Baltimore County Circuit Court rules same-sex ex to win visits
Daily Record, The (Baltimore), Oct 8, 2008 by Caryn Tamber
In perhaps the first decision of its kind since Maryland's top court nixed the de facto parent doctrine, a judge has ruled that a woman has the right to visit her ex-girlfriend's son.
An attorney for the child's mother, Melissa B., vowed to appeal the decision and, in the meantime, to seek an order that will delay the visits while she fights the ruling.
Still, Larissa S., who won the right to see Melissa's 7-year-old son, said she is "beyond excited" to see the boy for the first time in more than three years.

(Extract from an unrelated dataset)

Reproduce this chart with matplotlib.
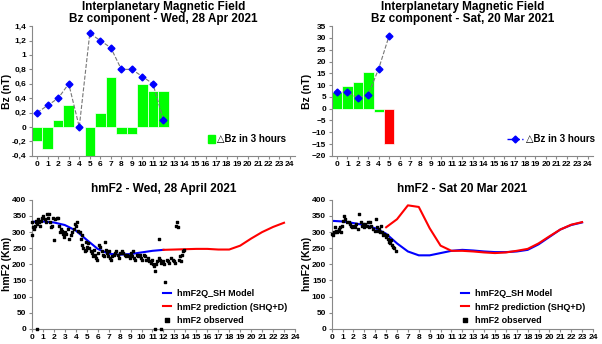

Her attorney, Alyson D. Meiselman, said she is unhappy that the reunion will not be immediate.
"I believe that [Melissa] has delayed this event for three-and-a- half years and she's about to try to delay it again by asking for a stay," said Meiselman, a North Potomac solo practitioner.
As other states have defined it, a non-parent is considered a de facto parent if she has lived with and performed parental functions for the child, if the legal parent has consented to the relationship and if there is a parent-child bond between the child and the third party.
Courts elsewhere have established that a de facto parent who wants to see a child over the legal parent's objections only has to prove in court that visitation would be in the child's "best interest."
Last May, the Court of Appeals held in Janice M. v. Margaret K. that Maryland does not recognize de facto parenthood, meaning that all non-parents who want visitation have to show "exceptional circumstances," a much higher standard than best interest.
All aspects
Baltimore County Circuit Court Judge Lawrence R. Daniels held Tuesday that Larissa has shown exceptional circumstances, meaning she can visit the child even though Melissa does not want her to.
Daniels noted that Larissa had been involved with "all aspects of parenting," including selecting the boy's name, feeding him and toilet training him. He recalled testimony at an earlier hearing about Larissa "coming home at night, him running up to her, throwing his arms around her legs and saying, 'Mommy, Mommy, you're home,' or something to that effect."
Though Melissa's lawyer said that the boy is doing well, Daniels said he must be affected by losing Larissa.
"I have to believe ... eliminating [Larissa] from [the child's] life would have to have a deleterious effect on [him]," Daniels said.
Also Tuesday, Daniels denied Larissa visitation with Melissa's younger son, conceived while they were a couple but born after they had broken up. Though Larissa had visited with the younger child for the first year-and-a-half of his life, Daniels compared her relationship with him to that of "a next-door neighbor who used to baby-sit on a regular basis."
Melissa's lawyer, Steven L. Tiedemann, criticized the decision on the older child.
"The judge is absolutely wrong," Tiedemann said. "The only exceptional circumstances were the same circumstances that gave her the de facto parent status, which is no longer enough."
Melissa declined to comment.
According to court briefs and interviews, Larissa and Melissa were in a lesbian relationship when Melissa became pregnant through sexual intercourse with a man. Larissa has testified that the two women had discussed having children and chose the man because he shared Larissa's Hispanic heritage; Melissa's court filings have portrayed the pregnancy as Melissa's decision, not a joint choice. The child was born in 2001.
Melissa became pregnant by the same man again, but by the time she gave birth to the child, another boy, in 2003, she and Larissa had broken up.
Larissa had never adopted the children, but she saw both regularly until March 2005. When Melissa stopped the visitations, Larissa asked the Baltimore County Circuit Court to intervene.
Changed landscape
After a 2006 trial, Judge Daniels ruled that Larissa was the de facto parent of the older boy but not the younger one. He denied her visitation rights with both children on the grounds that it would damage their sibling relationship.
In August 2007, the Court of Special Appeals held that Larissa is the older boy's de facto parent and, as such, should get visitation rights, but that she had no special relationship to the younger boy.
The Court of Appeals' May 2008 Janice M. decision striking down de facto parenthood changed the landscape for Larissa and Melissa.
Meiselman, Larissa's lawyer, said she believes Larissa's is the first Maryland case since Janice M. in which a trial judge has found that someone who would have met the old de facto parenthood standard also meets the exceptional circumstances test.
Stephen Drazin, who represents Janice M. in her continuing fight to avoid letting her ex-partner Margaret K. visit Janice's daughter, said he does not believe Daniels' decision will affect his case or others like it. Whether a third party can show exceptional circumstances is particular to each case, Drazin said.
For her part, Larissa said her biggest regret is that Daniels did not grant her visitation back in 2005, when she first filed suit. She said litigation like hers could be prevented "if people would act like adults and continue to have the children's best interests at heart."